All [anything].[ip].ip.es.io does is to resolve via DNS to [ip] . It's just intended to act as a stop gap before you have DNS set up yourself, eg for getting up and running quickly
Now you have elb_dns, you should set up your in DNS provider (eg route 53) for *.elb_dns to resolve to elb_dns, and then change the "Cluster endpoints" (under platform > settings in the UI) to be just elb_dns
Then each cluster endpoint will be [cluster_id].[elb_dns] which will resolve (via your DNS provider) to the IP of elb_dns, which will route to the proxy and thence (via the [cluster_id] prefix) to the cluster itself
Does that make sense? Let us know if you run into issues
I created an elb in front of my ECE cluster. So I can use url to access like this.

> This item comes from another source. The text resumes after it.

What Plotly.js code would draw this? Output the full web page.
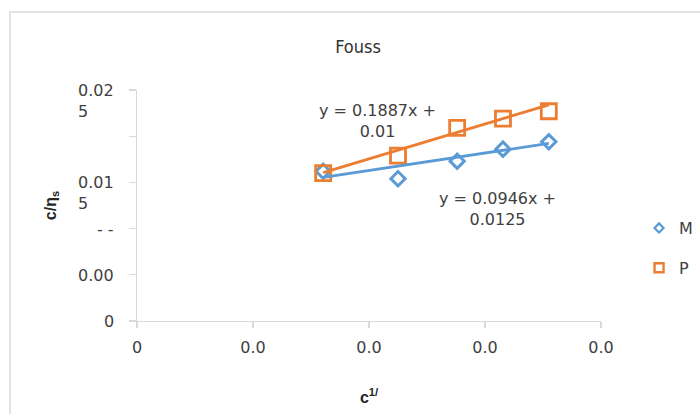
<!DOCTYPE html>
<html>
<head>
<meta charset="utf-8">
<script src="https://cdn.plot.ly/plotly-3.0.1.min.js"></script>
<style>
  html, body { margin: 0; padding: 0; background: #ffffff; }
  #chart { width: 700px; height: 414px; }
</style>
</head>
<body>
<div id="chart"></div>
<script>
// Fouss plot: c/ηs against c^1/2 for series M and P, with linear trendlines.
var seriesNames = ['M', 'P'];
var xValues = [0.0321, 0.0450, 0.0552, 0.0631, 0.0710];
var mValues = [0.0162, 0.0154, 0.0173, 0.0186, 0.0194];
var pValues = [0.0160, 0.0179, 0.0209, 0.0219, 0.0227];

// Trendline coefficients (y = slope * x + intercept)
var mSlope = 0.0946, mIntercept = 0.0125;
var pSlope = 0.1887, pIntercept = 0.01;

// Axis ticks and their (truncated) labels
var xTickVals = [0, 0.02, 0.04, 0.06, 0.08];
var xTickText = ['0', '0.0', '0.0', '0.0', '0.0'];
var yTickVals = [0, 0.005, 0.01, 0.015, 0.02, 0.025];
var yLabelVals = [0, 0.005, 0.01, 0.015, 0.025];
var yLabelText = ['0', '0.00', '- -', '0.01<br>5', '0.02<br>5'];

var blue = '#5B9BD5';
var orange = '#ED7D31';
var textColor = '#404040';
var axisColor = '#d9d9d9';
var baseFont = 'DejaVu Sans, Liberation Sans, Arial, sans-serif';

function trend(slope, intercept) {
  var x0 = Math.min.apply(null, xValues);
  var x1 = Math.max.apply(null, xValues);
  return { x: [x0, x1], y: [slope * x0 + intercept, slope * x1 + intercept] };
}
function eqText(slope, intercept) {
  return 'y = ' + slope + 'x +<br>' + intercept;
}

var mTrend = trend(mSlope, mIntercept);
var pTrend = trend(pSlope, pIntercept);

var traces = [
  { x: xValues, y: mValues, type: 'scatter', mode: 'markers', name: seriesNames[0],
    showlegend: false,
    marker: { symbol: 'diamond-open', size: 11, color: blue, line: { width: 3, color: blue } } },
  { x: xValues, y: pValues, type: 'scatter', mode: 'markers', name: seriesNames[1],
    showlegend: false,
    marker: { symbol: 'square-open', size: 15, color: orange, line: { width: 2.8, color: orange } } },
  { x: mTrend.x, y: mTrend.y, type: 'scatter', mode: 'lines', showlegend: false,
    line: { color: blue, width: 2.8 }, hoverinfo: 'skip' },
  { x: pTrend.x, y: pTrend.y, type: 'scatter', mode: 'lines', showlegend: false,
    line: { color: orange, width: 2.8 }, hoverinfo: 'skip' },
  // legend entries with small symbols
  { x: [null], y: [null], type: 'scatter', mode: 'markers', name: seriesNames[0],
    legendgroup: 'm',
    marker: { symbol: 'diamond-open', size: 7, color: blue, line: { width: 2.2, color: blue } } },
  { x: [null], y: [null], type: 'scatter', mode: 'markers', name: seriesNames[1],
    legendgroup: 'p',
    marker: { symbol: 'square-open', size: 9, color: orange, line: { width: 2.4, color: orange } } }
];

var annotations = [];
yLabelVals.forEach(function (v, i) {
  annotations.push({
    xref: 'paper', yref: 'y', x: -0.045, y: v,
    xanchor: 'right', yanchor: 'top', yshift: 11, align: 'left',
    text: yLabelText[i], showarrow: false,
    font: { family: baseFont, size: 16, color: textColor }
  });
});
annotations.push({
  xref: 'x', yref: 'y', x: 0.0414, y: 0.02160, xanchor: 'center', yanchor: 'middle',
  text: eqText(pSlope, pIntercept), showarrow: false, align: 'center',
  font: { family: baseFont, size: 16, color: textColor }
});
annotations.push({
  xref: 'x', yref: 'y', x: 0.0621, y: 0.01212, xanchor: 'center', yanchor: 'middle',
  text: eqText(mSlope, mIntercept), showarrow: false, align: 'center',
  font: { family: baseFont, size: 16, color: textColor }
});

var layout = {
  width: 700, height: 414,
  margin: { l: 137, r: 99, t: 90, b: 93, autoexpand: false },
  paper_bgcolor: '#ffffff', plot_bgcolor: '#ffffff',
  title: {
    text: 'Fouss', xref: 'container', yref: 'container',
    x: 358 / 700, xanchor: 'center', y: 1 - 47 / 414, yanchor: 'middle',
    font: { family: 'Liberation Sans Narrow, DejaVu Sans Condensed, sans-serif', size: 18, color: '#333333' }
  },
  xaxis: {
    range: [0, 0.08], tickvals: xTickVals, ticktext: xTickText,
    showgrid: false, zeroline: false, showline: true, linecolor: axisColor, linewidth: 1.3,
    ticks: 'outside', ticklen: 6, tickcolor: axisColor, tickwidth: 1.3,
    ticklabelstandoff: 5,
    tickfont: { family: baseFont, size: 16, color: textColor },
    title: { text: '<b>c<sup>1/</sup></b>', standoff: 36,
             font: { family: 'Liberation Sans, Arial, sans-serif', size: 16, color: '#262626' } }
  },
  yaxis: {
    range: [0, 0.025], tickvals: yTickVals, showticklabels: false,
    showgrid: false, zeroline: false, showline: true, linecolor: axisColor, linewidth: 1.3,
    ticks: 'outside', ticklen: 7, tickcolor: axisColor, tickwidth: 1.3,
    title: { text: '<b>c/η<sub>s</sub></b>', standoff: 68,
             font: { family: 'Liberation Sans, Arial, sans-serif', size: 16, color: '#262626' } }
  },
  legend: {
    x: 1.082, xanchor: 'left', y: 0.476, yanchor: 'top',
    tracegroupgap: 16, bgcolor: 'rgba(0,0,0,0)', itemwidth: 30,
    font: { family: baseFont, size: 16, color: textColor }
  },
  annotations: annotations,
  shapes: [{
    type: 'rect', xref: 'paper', yref: 'paper',
    x0: -0.2737, x1: 1.25, y0: -0.45, y1: 1.3377,
    line: { color: '#d9d9d9', width: 1.5 }, fillcolor: 'rgba(0,0,0,0)', layer: 'below'
  }]
};

Plotly.newPlot('chart', traces, layout, { staticPlot: true, displayModeBar: false });
</script>
</body>
</html>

http:// [ELB_DNS] :12400/#/region/ece-region/allocators
Note that there are two different uses for an ELB -
to hit the admin API/UI on 12400
to hit the clusters via the proxy on 80/443/9200/9243
These are two completely different functions. The same ELB can do both via the port, eg 12400 should go to any IPs that run an adminconsole service, and 80/443/9200/9243 etc should go to any IPs that run a proxy service
Obviously if you have hosts that always run both proxies and adminconsoles, then it's an academic distinction, but I did want to be clear that it exists
The above information on setting up your DNS provider to be able to hit the proxy is all still valid.